Data listing:
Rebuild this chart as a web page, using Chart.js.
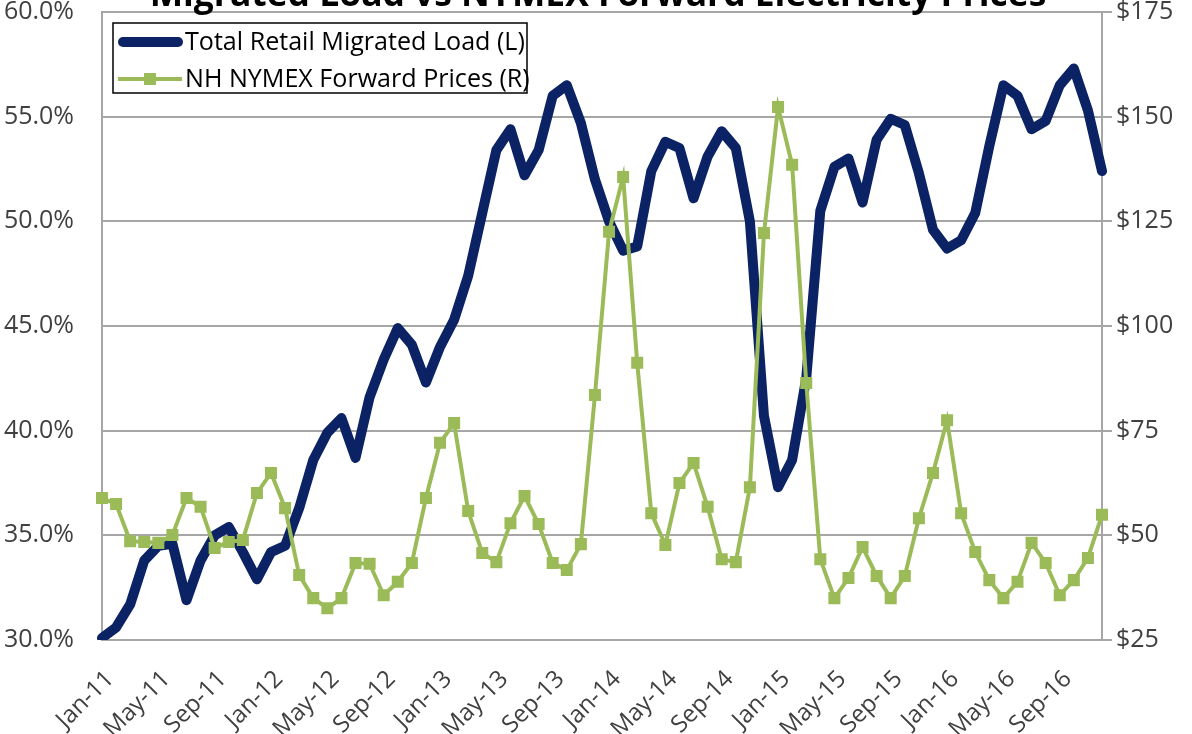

--

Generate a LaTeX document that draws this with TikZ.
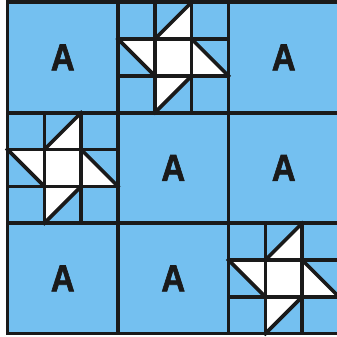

* * *

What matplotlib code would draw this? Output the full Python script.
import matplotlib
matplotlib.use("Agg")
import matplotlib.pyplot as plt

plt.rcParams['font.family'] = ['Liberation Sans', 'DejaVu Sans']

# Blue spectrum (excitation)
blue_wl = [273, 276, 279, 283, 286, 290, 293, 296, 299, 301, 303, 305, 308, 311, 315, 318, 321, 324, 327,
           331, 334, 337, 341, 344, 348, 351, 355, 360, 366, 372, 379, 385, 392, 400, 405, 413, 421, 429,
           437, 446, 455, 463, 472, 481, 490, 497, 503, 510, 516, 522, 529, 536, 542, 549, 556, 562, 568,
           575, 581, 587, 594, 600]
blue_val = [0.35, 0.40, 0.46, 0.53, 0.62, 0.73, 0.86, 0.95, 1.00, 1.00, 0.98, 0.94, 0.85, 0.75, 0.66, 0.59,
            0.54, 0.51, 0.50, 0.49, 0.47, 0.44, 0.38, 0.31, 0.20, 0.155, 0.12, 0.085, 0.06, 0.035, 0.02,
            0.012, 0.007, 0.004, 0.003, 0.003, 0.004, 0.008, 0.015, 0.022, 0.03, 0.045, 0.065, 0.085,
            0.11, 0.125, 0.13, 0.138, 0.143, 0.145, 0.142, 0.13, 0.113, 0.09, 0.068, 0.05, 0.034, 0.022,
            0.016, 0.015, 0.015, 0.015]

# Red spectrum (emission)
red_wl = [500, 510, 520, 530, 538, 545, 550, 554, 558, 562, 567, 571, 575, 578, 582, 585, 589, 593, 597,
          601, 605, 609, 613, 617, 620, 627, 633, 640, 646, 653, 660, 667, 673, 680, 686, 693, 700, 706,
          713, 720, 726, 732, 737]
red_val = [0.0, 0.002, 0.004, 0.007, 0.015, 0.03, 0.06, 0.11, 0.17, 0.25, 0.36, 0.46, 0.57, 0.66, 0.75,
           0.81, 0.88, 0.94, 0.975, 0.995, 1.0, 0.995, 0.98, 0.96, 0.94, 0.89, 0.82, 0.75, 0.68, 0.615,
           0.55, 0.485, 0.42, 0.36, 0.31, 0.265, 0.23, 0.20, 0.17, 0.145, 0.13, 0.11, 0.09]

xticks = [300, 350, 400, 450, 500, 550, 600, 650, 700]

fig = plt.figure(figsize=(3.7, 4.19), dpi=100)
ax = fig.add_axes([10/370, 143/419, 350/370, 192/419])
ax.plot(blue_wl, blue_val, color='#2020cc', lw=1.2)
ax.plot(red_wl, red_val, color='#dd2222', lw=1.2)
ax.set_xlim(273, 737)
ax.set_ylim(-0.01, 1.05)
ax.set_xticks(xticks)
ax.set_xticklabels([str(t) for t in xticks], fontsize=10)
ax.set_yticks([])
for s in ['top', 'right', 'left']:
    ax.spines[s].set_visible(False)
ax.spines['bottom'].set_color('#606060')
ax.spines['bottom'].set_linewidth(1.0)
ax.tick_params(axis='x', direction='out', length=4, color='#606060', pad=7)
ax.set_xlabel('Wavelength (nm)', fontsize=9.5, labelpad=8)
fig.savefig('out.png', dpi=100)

Request:
Find each line holding "matplotlib". Copy it out.

Solution for this exercise:
What matplotlib code would draw this? Output the full Python script.
import matplotlib
matplotlib.use("Agg")
import matplotlib.pyplot as plt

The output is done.